--- Start of SOURCE DATA ---

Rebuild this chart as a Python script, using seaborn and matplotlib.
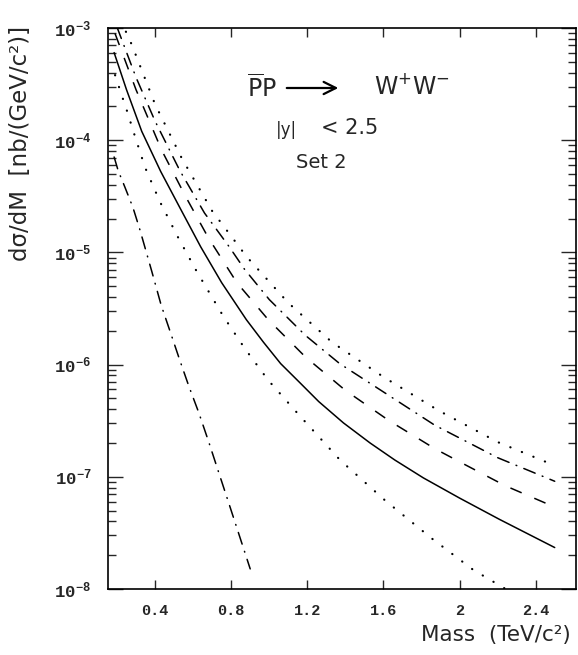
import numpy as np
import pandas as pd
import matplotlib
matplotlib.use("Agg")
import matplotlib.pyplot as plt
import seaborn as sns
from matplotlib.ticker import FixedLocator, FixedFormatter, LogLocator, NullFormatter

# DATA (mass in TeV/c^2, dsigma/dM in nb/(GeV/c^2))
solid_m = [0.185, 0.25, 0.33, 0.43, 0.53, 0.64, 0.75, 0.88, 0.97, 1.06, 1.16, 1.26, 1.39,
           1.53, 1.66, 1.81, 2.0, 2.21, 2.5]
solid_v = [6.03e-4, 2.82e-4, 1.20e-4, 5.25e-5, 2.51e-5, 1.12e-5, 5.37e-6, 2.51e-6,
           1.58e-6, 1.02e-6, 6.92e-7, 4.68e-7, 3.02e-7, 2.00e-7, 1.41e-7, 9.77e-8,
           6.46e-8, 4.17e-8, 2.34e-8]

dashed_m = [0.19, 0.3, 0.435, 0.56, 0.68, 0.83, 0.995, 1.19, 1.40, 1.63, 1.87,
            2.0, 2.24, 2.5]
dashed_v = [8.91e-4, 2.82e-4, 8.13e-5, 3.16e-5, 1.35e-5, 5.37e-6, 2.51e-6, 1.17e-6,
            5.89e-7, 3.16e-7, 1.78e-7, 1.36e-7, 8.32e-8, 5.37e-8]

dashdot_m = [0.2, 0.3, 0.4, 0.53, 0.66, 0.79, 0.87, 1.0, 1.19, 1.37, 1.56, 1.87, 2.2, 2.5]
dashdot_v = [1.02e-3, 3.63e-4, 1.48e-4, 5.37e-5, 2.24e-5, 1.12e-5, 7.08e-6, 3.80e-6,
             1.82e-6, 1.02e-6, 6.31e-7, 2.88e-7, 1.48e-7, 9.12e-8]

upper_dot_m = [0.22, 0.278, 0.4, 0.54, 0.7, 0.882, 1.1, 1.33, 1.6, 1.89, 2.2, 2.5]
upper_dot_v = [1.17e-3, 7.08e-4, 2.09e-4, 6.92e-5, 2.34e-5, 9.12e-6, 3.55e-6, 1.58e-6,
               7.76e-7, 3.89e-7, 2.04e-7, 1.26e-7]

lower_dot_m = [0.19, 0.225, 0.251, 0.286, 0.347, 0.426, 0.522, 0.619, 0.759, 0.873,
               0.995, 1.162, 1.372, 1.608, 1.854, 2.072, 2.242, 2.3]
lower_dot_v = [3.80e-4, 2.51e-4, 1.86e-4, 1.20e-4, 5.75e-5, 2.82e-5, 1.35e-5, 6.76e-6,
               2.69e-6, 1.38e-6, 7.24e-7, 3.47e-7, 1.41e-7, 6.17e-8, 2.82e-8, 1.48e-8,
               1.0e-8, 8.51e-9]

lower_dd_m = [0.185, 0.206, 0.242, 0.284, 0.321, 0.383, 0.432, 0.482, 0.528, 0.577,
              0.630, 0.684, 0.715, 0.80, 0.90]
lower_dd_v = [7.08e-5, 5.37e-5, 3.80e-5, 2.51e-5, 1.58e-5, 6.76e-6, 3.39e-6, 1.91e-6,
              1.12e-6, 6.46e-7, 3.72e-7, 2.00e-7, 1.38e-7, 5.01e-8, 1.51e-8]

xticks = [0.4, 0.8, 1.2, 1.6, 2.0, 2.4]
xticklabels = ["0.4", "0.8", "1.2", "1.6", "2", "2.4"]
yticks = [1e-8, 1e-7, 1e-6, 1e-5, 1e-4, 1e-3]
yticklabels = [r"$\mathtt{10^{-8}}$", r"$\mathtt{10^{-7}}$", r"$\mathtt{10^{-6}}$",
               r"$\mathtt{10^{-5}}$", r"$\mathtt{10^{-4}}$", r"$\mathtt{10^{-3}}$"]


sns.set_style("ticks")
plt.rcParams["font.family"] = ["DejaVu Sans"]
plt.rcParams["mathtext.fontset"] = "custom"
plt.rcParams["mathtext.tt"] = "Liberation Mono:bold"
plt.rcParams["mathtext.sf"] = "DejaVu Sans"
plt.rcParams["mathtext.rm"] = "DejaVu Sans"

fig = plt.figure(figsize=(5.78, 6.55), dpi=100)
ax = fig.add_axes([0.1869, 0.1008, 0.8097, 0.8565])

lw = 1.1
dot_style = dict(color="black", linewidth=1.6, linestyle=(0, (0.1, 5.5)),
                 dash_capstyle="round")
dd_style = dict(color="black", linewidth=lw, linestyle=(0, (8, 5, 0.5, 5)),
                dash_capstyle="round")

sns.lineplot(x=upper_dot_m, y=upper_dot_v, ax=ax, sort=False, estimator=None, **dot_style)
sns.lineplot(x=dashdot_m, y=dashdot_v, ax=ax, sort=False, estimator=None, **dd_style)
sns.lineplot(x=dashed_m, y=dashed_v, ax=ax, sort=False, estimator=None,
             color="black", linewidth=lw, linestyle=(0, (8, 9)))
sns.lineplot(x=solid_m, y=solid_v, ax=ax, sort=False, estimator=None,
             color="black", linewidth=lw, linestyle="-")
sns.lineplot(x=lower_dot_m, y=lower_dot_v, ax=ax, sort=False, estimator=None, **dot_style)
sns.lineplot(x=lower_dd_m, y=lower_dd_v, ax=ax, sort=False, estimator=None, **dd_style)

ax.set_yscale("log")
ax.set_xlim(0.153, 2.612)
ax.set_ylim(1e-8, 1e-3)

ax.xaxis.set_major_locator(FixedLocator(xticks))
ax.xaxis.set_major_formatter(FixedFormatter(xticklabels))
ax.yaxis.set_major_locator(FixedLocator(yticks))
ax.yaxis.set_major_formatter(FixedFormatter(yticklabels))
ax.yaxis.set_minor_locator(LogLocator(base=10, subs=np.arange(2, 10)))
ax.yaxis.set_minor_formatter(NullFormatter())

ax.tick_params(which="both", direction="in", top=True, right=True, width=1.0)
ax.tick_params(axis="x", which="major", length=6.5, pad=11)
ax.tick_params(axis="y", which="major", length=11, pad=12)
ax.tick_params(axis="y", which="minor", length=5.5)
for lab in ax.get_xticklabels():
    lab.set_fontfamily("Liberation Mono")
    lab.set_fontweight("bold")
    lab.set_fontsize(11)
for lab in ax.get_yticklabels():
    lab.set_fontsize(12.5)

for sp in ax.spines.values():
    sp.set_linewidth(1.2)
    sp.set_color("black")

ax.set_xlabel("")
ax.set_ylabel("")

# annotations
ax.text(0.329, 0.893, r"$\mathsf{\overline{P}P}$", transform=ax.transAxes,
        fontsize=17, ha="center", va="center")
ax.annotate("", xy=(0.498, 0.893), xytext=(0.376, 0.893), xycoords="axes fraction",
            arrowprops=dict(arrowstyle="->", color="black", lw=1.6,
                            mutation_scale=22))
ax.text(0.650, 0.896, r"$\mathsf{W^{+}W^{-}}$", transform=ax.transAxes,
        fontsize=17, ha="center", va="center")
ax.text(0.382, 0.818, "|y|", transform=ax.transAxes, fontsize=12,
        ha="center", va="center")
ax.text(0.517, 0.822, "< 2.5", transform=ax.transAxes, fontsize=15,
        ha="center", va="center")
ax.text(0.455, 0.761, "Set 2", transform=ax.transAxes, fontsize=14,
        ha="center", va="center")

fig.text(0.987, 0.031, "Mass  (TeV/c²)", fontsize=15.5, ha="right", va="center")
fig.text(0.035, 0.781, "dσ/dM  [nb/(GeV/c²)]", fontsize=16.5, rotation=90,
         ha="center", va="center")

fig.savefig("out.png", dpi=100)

--- End of SOURCE DATA ---

TO DO. Transcribe all the data word for word; the images stay out.

THE RESULT.
Rebuild this chart as a Python script, using seaborn and matplotlib.
import numpy as np
import pandas as pd
import matplotlib
matplotlib.use("Agg")
import matplotlib.pyplot as plt
import seaborn as sns
from matplotlib.ticker import FixedLocator, FixedFormatter, LogLocator, NullFormatter

# DATA (mass in TeV/c^2, dsigma/dM in nb/(GeV/c^2))
solid_m = [0.185, 0.25, 0.33, 0.43, 0.53, 0.64, 0.75, 0.88, 0.97, 1.06, 1.16, 1.26, 1.39,
           1.53, 1.66, 1.81, 2.0, 2.21, 2.5]
solid_v = [6.03e-4, 2.82e-4, 1.20e-4, 5.25e-5, 2.51e-5, 1.12e-5, 5.37e-6, 2.51e-6,
           1.58e-6, 1.02e-6, 6.92e-7, 4.68e-7, 3.02e-7, 2.00e-7, 1.41e-7, 9.77e-8,
           6.46e-8, 4.17e-8, 2.34e-8]

dashed_m = [0.19, 0.3, 0.435, 0.56, 0.68, 0.83, 0.995, 1.19, 1.40, 1.63, 1.87,
            2.0, 2.24, 2.5]
dashed_v = [8.91e-4, 2.82e-4, 8.13e-5, 3.16e-5, 1.35e-5, 5.37e-6, 2.51e-6, 1.17e-6,
            5.89e-7, 3.16e-7, 1.78e-7, 1.36e-7, 8.32e-8, 5.37e-8]

dashdot_m = [0.2, 0.3, 0.4, 0.53, 0.66, 0.79, 0.87, 1.0, 1.19, 1.37, 1.56, 1.87, 2.2, 2.5]
dashdot_v = [1.02e-3, 3.63e-4, 1.48e-4, 5.37e-5, 2.24e-5, 1.12e-5, 7.08e-6, 3.80e-6,
             1.82e-6, 1.02e-6, 6.31e-7, 2.88e-7, 1.48e-7, 9.12e-8]

upper_dot_m = [0.22, 0.278, 0.4, 0.54, 0.7, 0.882, 1.1, 1.33, 1.6, 1.89, 2.2, 2.5]
upper_dot_v = [1.17e-3, 7.08e-4, 2.09e-4, 6.92e-5, 2.34e-5, 9.12e-6, 3.55e-6, 1.58e-6,
               7.76e-7, 3.89e-7, 2.04e-7, 1.26e-7]

lower_dot_m = [0.19, 0.225, 0.251, 0.286, 0.347, 0.426, 0.522, 0.619, 0.759, 0.873,
               0.995, 1.162, 1.372, 1.608, 1.854, 2.072, 2.242, 2.3]
lower_dot_v = [3.80e-4, 2.51e-4, 1.86e-4, 1.20e-4, 5.75e-5, 2.82e-5, 1.35e-5, 6.76e-6,
               2.69e-6, 1.38e-6, 7.24e-7, 3.47e-7, 1.41e-7, 6.17e-8, 2.82e-8, 1.48e-8,
               1.0e-8, 8.51e-9]

lower_dd_m = [0.185, 0.206, 0.242, 0.284, 0.321, 0.383, 0.432, 0.482, 0.528, 0.577,
              0.630, 0.684, 0.715, 0.80, 0.90]
lower_dd_v = [7.08e-5, 5.37e-5, 3.80e-5, 2.51e-5, 1.58e-5, 6.76e-6, 3.39e-6, 1.91e-6,
              1.12e-6, 6.46e-7, 3.72e-7, 2.00e-7, 1.38e-7, 5.01e-8, 1.51e-8]

xticks = [0.4, 0.8, 1.2, 1.6, 2.0, 2.4]
xticklabels = ["0.4", "0.8", "1.2", "1.6", "2", "2.4"]
yticks = [1e-8, 1e-7, 1e-6, 1e-5, 1e-4, 1e-3]
yticklabels = [r"$\mathtt{10^{-8}}$", r"$\mathtt{10^{-7}}$", r"$\mathtt{10^{-6}}$",
               r"$\mathtt{10^{-5}}$", r"$\mathtt{10^{-4}}$", r"$\mathtt{10^{-3}}$"]


sns.set_style("ticks")
plt.rcParams["font.family"] = ["DejaVu Sans"]
plt.rcParams["mathtext.fontset"] = "custom"
plt.rcParams["mathtext.tt"] = "Liberation Mono:bold"
plt.rcParams["mathtext.sf"] = "DejaVu Sans"
plt.rcParams["mathtext.rm"] = "DejaVu Sans"

fig = plt.figure(figsize=(5.78, 6.55), dpi=100)
ax = fig.add_axes([0.1869, 0.1008, 0.8097, 0.8565])

lw = 1.1
dot_style = dict(color="black", linewidth=1.6, linestyle=(0, (0.1, 5.5)),
                 dash_capstyle="round")
dd_style = dict(color="black", linewidth=lw, linestyle=(0, (8, 5, 0.5, 5)),
                dash_capstyle="round")

sns.lineplot(x=upper_dot_m, y=upper_dot_v, ax=ax, sort=False, estimator=None, **dot_style)
sns.lineplot(x=dashdot_m, y=dashdot_v, ax=ax, sort=False, estimator=None, **dd_style)
sns.lineplot(x=dashed_m, y=dashed_v, ax=ax, sort=False, estimator=None,
             color="black", linewidth=lw, linestyle=(0, (8, 9)))
sns.lineplot(x=solid_m, y=solid_v, ax=ax, sort=False, estimator=None,
             color="black", linewidth=lw, linestyle="-")
sns.lineplot(x=lower_dot_m, y=lower_dot_v, ax=ax, sort=False, estimator=None, **dot_style)
sns.lineplot(x=lower_dd_m, y=lower_dd_v, ax=ax, sort=False, estimator=None, **dd_style)

ax.set_yscale("log")
ax.set_xlim(0.153, 2.612)
ax.set_ylim(1e-8, 1e-3)

ax.xaxis.set_major_locator(FixedLocator(xticks))
ax.xaxis.set_major_formatter(FixedFormatter(xticklabels))
ax.yaxis.set_major_locator(FixedLocator(yticks))
ax.yaxis.set_major_formatter(FixedFormatter(yticklabels))
ax.yaxis.set_minor_locator(LogLocator(base=10, subs=np.arange(2, 10)))
ax.yaxis.set_minor_formatter(NullFormatter())

ax.tick_params(which="both", direction="in", top=True, right=True, width=1.0)
ax.tick_params(axis="x", which="major", length=6.5, pad=11)
ax.tick_params(axis="y", which="major", length=11, pad=12)
ax.tick_params(axis="y", which="minor", length=5.5)
for lab in ax.get_xticklabels():
    lab.set_fontfamily("Liberation Mono")
    lab.set_fontweight("bold")
    lab.set_fontsize(11)
for lab in ax.get_yticklabels():
    lab.set_fontsize(12.5)

for sp in ax.spines.values():
    sp.set_linewidth(1.2)
    sp.set_color("black")

ax.set_xlabel("")
ax.set_ylabel("")

# annotations
ax.text(0.329, 0.893, r"$\mathsf{\overline{P}P}$", transform=ax.transAxes,
        fontsize=17, ha="center", va="center")
ax.annotate("", xy=(0.498, 0.893), xytext=(0.376, 0.893), xycoords="axes fraction",
            arrowprops=dict(arrowstyle="->", color="black", lw=1.6,
                            mutation_scale=22))
ax.text(0.650, 0.896, r"$\mathsf{W^{+}W^{-}}$", transform=ax.transAxes,
        fontsize=17, ha="center", va="center")
ax.text(0.382, 0.818, "|y|", transform=ax.transAxes, fontsize=12,
        ha="center", va="center")
ax.text(0.517, 0.822, "< 2.5", transform=ax.transAxes, fontsize=15,
        ha="center", va="center")
ax.text(0.455, 0.761, "Set 2", transform=ax.transAxes, fontsize=14,
        ha="center", va="center")

fig.text(0.987, 0.031, "Mass  (TeV/c²)", fontsize=15.5, ha="right", va="center")
fig.text(0.035, 0.781, "dσ/dM  [nb/(GeV/c²)]", fontsize=16.5, rotation=90,
         ha="center", va="center")

fig.savefig("out.png", dpi=100)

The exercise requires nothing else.